Given information ->
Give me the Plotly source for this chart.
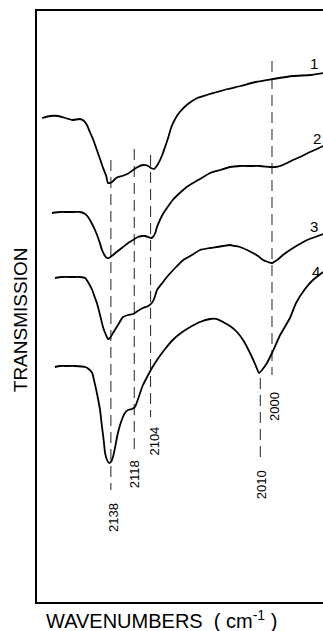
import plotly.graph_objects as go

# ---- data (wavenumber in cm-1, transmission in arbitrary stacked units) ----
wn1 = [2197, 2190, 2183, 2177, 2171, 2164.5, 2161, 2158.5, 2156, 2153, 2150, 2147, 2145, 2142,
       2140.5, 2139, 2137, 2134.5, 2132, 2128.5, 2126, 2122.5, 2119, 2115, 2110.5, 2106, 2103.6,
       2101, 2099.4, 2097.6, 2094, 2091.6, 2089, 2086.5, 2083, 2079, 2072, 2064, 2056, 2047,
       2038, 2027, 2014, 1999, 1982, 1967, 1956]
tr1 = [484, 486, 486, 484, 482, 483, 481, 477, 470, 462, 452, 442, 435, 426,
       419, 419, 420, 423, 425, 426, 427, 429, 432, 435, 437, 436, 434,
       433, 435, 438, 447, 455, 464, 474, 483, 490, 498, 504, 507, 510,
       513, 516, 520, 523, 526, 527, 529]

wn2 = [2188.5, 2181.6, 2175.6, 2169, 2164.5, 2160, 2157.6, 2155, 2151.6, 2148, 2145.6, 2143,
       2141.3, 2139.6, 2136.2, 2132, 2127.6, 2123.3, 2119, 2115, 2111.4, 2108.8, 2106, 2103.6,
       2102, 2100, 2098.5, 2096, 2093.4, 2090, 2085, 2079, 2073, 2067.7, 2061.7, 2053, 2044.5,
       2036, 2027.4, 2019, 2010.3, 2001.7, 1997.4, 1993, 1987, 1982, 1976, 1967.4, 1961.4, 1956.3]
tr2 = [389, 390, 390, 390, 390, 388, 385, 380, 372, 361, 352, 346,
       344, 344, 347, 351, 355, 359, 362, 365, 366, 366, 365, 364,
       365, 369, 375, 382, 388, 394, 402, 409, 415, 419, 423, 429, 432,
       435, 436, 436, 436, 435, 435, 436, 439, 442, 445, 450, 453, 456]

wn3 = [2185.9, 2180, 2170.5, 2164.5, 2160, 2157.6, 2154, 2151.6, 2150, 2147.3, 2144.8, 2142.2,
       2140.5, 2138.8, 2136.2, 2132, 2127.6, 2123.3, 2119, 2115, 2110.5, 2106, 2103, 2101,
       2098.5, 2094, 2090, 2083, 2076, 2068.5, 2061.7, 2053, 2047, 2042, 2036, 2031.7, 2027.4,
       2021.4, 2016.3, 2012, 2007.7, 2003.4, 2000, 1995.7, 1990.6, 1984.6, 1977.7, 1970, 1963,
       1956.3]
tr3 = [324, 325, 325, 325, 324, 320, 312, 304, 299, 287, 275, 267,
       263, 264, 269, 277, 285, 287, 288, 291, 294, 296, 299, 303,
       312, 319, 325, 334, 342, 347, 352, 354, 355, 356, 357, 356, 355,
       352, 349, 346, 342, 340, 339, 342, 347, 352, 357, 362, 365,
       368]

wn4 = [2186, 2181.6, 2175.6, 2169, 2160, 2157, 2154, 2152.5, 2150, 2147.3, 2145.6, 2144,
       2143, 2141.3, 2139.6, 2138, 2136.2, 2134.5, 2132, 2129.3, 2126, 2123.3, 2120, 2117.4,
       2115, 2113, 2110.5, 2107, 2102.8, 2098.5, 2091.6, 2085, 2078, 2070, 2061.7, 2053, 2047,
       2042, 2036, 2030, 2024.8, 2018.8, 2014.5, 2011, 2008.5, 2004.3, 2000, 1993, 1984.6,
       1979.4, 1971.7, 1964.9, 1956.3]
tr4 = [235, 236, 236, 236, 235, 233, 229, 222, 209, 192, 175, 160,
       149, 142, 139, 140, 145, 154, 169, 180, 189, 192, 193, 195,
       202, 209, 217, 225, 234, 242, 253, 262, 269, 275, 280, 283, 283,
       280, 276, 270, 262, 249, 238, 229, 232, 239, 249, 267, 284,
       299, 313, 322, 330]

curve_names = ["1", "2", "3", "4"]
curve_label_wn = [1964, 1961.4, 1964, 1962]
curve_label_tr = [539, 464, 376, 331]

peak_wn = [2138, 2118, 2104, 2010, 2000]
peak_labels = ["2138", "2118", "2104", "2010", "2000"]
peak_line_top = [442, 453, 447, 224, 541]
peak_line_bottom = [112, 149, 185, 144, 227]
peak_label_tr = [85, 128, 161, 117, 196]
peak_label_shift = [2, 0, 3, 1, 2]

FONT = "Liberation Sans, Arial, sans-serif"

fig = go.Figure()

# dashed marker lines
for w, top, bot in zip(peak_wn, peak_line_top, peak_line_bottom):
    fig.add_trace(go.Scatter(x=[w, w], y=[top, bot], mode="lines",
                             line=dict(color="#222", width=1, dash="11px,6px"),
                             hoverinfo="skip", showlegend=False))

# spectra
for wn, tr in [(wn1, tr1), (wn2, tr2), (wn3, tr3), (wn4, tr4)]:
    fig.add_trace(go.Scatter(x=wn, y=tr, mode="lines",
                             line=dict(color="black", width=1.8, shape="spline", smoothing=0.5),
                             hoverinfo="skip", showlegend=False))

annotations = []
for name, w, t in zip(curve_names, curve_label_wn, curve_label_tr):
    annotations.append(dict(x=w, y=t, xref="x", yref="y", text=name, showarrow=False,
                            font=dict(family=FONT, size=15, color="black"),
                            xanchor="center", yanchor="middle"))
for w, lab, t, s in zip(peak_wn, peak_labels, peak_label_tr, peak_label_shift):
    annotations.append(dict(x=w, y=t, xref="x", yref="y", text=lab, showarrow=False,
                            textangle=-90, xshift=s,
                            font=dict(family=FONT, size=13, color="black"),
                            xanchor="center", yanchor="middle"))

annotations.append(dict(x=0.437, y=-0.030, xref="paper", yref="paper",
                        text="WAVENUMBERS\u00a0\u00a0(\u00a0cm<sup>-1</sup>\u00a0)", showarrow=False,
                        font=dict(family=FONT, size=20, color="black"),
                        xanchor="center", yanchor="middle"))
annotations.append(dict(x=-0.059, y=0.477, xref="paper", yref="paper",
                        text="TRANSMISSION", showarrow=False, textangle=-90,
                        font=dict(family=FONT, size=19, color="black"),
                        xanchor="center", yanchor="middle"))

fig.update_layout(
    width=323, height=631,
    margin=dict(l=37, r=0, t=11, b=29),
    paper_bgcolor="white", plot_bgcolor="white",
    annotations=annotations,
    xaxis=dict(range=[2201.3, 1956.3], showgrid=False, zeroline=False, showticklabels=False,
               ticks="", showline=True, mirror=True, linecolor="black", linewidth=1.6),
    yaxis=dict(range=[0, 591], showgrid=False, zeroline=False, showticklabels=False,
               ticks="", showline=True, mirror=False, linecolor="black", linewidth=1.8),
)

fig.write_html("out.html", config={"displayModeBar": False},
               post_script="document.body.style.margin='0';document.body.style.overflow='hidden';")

Goal ->
Retype the whole listing exactly and leave the pictures out.

Output for this task ->
Give me the Plotly source for this chart.
import plotly.graph_objects as go

# ---- data (wavenumber in cm-1, transmission in arbitrary stacked units) ----
wn1 = [2197, 2190, 2183, 2177, 2171, 2164.5, 2161, 2158.5, 2156, 2153, 2150, 2147, 2145, 2142,
       2140.5, 2139, 2137, 2134.5, 2132, 2128.5, 2126, 2122.5, 2119, 2115, 2110.5, 2106, 2103.6,
       2101, 2099.4, 2097.6, 2094, 2091.6, 2089, 2086.5, 2083, 2079, 2072, 2064, 2056, 2047,
       2038, 2027, 2014, 1999, 1982, 1967, 1956]
tr1 = [484, 486, 486, 484, 482, 483, 481, 477, 470, 462, 452, 442, 435, 426,
       419, 419, 420, 423, 425, 426, 427, 429, 432, 435, 437, 436, 434,
       433, 435, 438, 447, 455, 464, 474, 483, 490, 498, 504, 507, 510,
       513, 516, 520, 523, 526, 527, 529]

wn2 = [2188.5, 2181.6, 2175.6, 2169, 2164.5, 2160, 2157.6, 2155, 2151.6, 2148, 2145.6, 2143,
       2141.3, 2139.6, 2136.2, 2132, 2127.6, 2123.3, 2119, 2115, 2111.4, 2108.8, 2106, 2103.6,
       2102, 2100, 2098.5, 2096, 2093.4, 2090, 2085, 2079, 2073, 2067.7, 2061.7, 2053, 2044.5,
       2036, 2027.4, 2019, 2010.3, 2001.7, 1997.4, 1993, 1987, 1982, 1976, 1967.4, 1961.4, 1956.3]
tr2 = [389, 390, 390, 390, 390, 388, 385, 380, 372, 361, 352, 346,
       344, 344, 347, 351, 355, 359, 362, 365, 366, 366, 365, 364,
       365, 369, 375, 382, 388, 394, 402, 409, 415, 419, 423, 429, 432,
       435, 436, 436, 436, 435, 435, 436, 439, 442, 445, 450, 453, 456]

wn3 = [2185.9, 2180, 2170.5, 2164.5, 2160, 2157.6, 2154, 2151.6, 2150, 2147.3, 2144.8, 2142.2,
       2140.5, 2138.8, 2136.2, 2132, 2127.6, 2123.3, 2119, 2115, 2110.5, 2106, 2103, 2101,
       2098.5, 2094, 2090, 2083, 2076, 2068.5, 2061.7, 2053, 2047, 2042, 2036, 2031.7, 2027.4,
       2021.4, 2016.3, 2012, 2007.7, 2003.4, 2000, 1995.7, 1990.6, 1984.6, 1977.7, 1970, 1963,
       1956.3]
tr3 = [324, 325, 325, 325, 324, 320, 312, 304, 299, 287, 275, 267,
       263, 264, 269, 277, 285, 287, 288, 291, 294, 296, 299, 303,
       312, 319, 325, 334, 342, 347, 352, 354, 355, 356, 357, 356, 355,
       352, 349, 346, 342, 340, 339, 342, 347, 352, 357, 362, 365,
       368]

wn4 = [2186, 2181.6, 2175.6, 2169, 2160, 2157, 2154, 2152.5, 2150, 2147.3, 2145.6, 2144,
       2143, 2141.3, 2139.6, 2138, 2136.2, 2134.5, 2132, 2129.3, 2126, 2123.3, 2120, 2117.4,
       2115, 2113, 2110.5, 2107, 2102.8, 2098.5, 2091.6, 2085, 2078, 2070, 2061.7, 2053, 2047,
       2042, 2036, 2030, 2024.8, 2018.8, 2014.5, 2011, 2008.5, 2004.3, 2000, 1993, 1984.6,
       1979.4, 1971.7, 1964.9, 1956.3]
tr4 = [235, 236, 236, 236, 235, 233, 229, 222, 209, 192, 175, 160,
       149, 142, 139, 140, 145, 154, 169, 180, 189, 192, 193, 195,
       202, 209, 217, 225, 234, 242, 253, 262, 269, 275, 280, 283, 283,
       280, 276, 270, 262, 249, 238, 229, 232, 239, 249, 267, 284,
       299, 313, 322, 330]

curve_names = ["1", "2", "3", "4"]
curve_label_wn = [1964, 1961.4, 1964, 1962]
curve_label_tr = [539, 464, 376, 331]

peak_wn = [2138, 2118, 2104, 2010, 2000]
peak_labels = ["2138", "2118", "2104", "2010", "2000"]
peak_line_top = [442, 453, 447, 224, 541]
peak_line_bottom = [112, 149, 185, 144, 227]
peak_label_tr = [85, 128, 161, 117, 196]
peak_label_shift = [2, 0, 3, 1, 2]

FONT = "Liberation Sans, Arial, sans-serif"

fig = go.Figure()

# dashed marker lines
for w, top, bot in zip(peak_wn, peak_line_top, peak_line_bottom):
    fig.add_trace(go.Scatter(x=[w, w], y=[top, bot], mode="lines",
                             line=dict(color="#222", width=1, dash="11px,6px"),
                             hoverinfo="skip", showlegend=False))

# spectra
for wn, tr in [(wn1, tr1), (wn2, tr2), (wn3, tr3), (wn4, tr4)]:
    fig.add_trace(go.Scatter(x=wn, y=tr, mode="lines",
                             line=dict(color="black", width=1.8, shape="spline", smoothing=0.5),
                             hoverinfo="skip", showlegend=False))

annotations = []
for name, w, t in zip(curve_names, curve_label_wn, curve_label_tr):
    annotations.append(dict(x=w, y=t, xref="x", yref="y", text=name, showarrow=False,
                            font=dict(family=FONT, size=15, color="black"),
                            xanchor="center", yanchor="middle"))
for w, lab, t, s in zip(peak_wn, peak_labels, peak_label_tr, peak_label_shift):
    annotations.append(dict(x=w, y=t, xref="x", yref="y", text=lab, showarrow=False,
                            textangle=-90, xshift=s,
                            font=dict(family=FONT, size=13, color="black"),
                            xanchor="center", yanchor="middle"))

annotations.append(dict(x=0.437, y=-0.030, xref="paper", yref="paper",
                        text="WAVENUMBERS\u00a0\u00a0(\u00a0cm<sup>-1</sup>\u00a0)", showarrow=False,
                        font=dict(family=FONT, size=20, color="black"),
                        xanchor="center", yanchor="middle"))
annotations.append(dict(x=-0.059, y=0.477, xref="paper", yref="paper",
                        text="TRANSMISSION", showarrow=False, textangle=-90,
                        font=dict(family=FONT, size=19, color="black"),
                        xanchor="center", yanchor="middle"))

fig.update_layout(
    width=323, height=631,
    margin=dict(l=37, r=0, t=11, b=29),
    paper_bgcolor="white", plot_bgcolor="white",
    annotations=annotations,
    xaxis=dict(range=[2201.3, 1956.3], showgrid=False, zeroline=False, showticklabels=False,
               ticks="", showline=True, mirror=True, linecolor="black", linewidth=1.6),
    yaxis=dict(range=[0, 591], showgrid=False, zeroline=False, showticklabels=False,
               ticks="", showline=True, mirror=False, linecolor="black", linewidth=1.8),
)

fig.write_html("out.html", config={"displayModeBar": False},
               post_script="document.body.style.margin='0';document.body.style.overflow='hidden';")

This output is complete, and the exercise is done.